Click on the dataset haiku_shirt_sales and then on the Explore button on the right side.
You are back on the dataset of the tutorial 101. Let us add the customers information to this dataset. Open the preparation script we have previously built by clicking on the Edit last preparation script button
Then click on the Add button in the script tab, filter to find all the Join processors and select the Join (memory-based) processor.
We are going to set the processor so that for each sales line we get the customer information (its age and its department) when the user_id value matches. Fill the form:
- Join column (here) is user_id,
- Dataset to Join with is customers_enriched,
- Join column (in other dataset) is also user_id,
- Columns to retrieve are department_population_2009 and age,
- Prefix is customer_.
The columns department_population_2009 and age are added on the right.

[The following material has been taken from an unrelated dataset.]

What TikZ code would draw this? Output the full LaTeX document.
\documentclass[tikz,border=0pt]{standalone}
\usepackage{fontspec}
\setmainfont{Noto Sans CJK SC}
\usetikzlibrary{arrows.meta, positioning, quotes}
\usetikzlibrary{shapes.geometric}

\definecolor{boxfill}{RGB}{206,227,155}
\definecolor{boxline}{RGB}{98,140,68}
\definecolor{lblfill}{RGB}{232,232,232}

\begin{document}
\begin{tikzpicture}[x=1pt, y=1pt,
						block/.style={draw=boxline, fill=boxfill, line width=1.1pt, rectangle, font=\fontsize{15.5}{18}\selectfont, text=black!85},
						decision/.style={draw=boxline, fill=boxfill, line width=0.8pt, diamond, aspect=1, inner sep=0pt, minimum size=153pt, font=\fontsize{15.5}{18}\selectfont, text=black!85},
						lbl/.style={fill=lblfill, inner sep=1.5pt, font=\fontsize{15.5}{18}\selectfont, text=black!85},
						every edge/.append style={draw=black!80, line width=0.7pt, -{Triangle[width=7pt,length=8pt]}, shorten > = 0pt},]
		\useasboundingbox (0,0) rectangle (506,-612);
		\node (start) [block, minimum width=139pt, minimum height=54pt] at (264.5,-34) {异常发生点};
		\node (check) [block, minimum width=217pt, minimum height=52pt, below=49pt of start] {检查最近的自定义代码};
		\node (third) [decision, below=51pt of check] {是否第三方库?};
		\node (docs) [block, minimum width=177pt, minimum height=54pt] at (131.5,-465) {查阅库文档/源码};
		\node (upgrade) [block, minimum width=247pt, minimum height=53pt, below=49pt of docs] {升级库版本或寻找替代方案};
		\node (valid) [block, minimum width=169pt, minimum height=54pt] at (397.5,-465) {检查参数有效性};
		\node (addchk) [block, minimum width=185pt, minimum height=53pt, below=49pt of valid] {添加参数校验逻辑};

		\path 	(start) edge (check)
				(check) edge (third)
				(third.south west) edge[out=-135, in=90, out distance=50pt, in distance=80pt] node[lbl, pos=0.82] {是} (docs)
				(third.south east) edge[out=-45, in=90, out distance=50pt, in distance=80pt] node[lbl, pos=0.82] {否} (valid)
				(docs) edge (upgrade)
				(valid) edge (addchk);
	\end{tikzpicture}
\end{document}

Let us export this script to a Recipe to compute the dataset with sales information and customers information. Click on the Save as recipe button :
... and set the name of the New dataset to sales_and_customers and click Add.
A new recipe has been added. Go to the Settings / Build tab and click on the Run button to build the dataset.
When the building job completed, click on the Actions button and choose View in Flow to see how this is reflected in the data flow.
Notice that the dataset sales_and_customers is made out of the two datasets.
Data-driven Flow reconstruction
Data flow is a very handy way to see how data has been processed in Data Science Studio.
More specifically, the graph of the flow has another benefit. When data changes over time, Data Science Studio can update the datasets that would be affected by these changes. Because the flow reflects these dependencies, updates will only be run when necessary.
In other words, the Dataiku Science Studio is data driven: depending on the settings, the Studio will monitor the data changes and dependencies to keep everything up to date.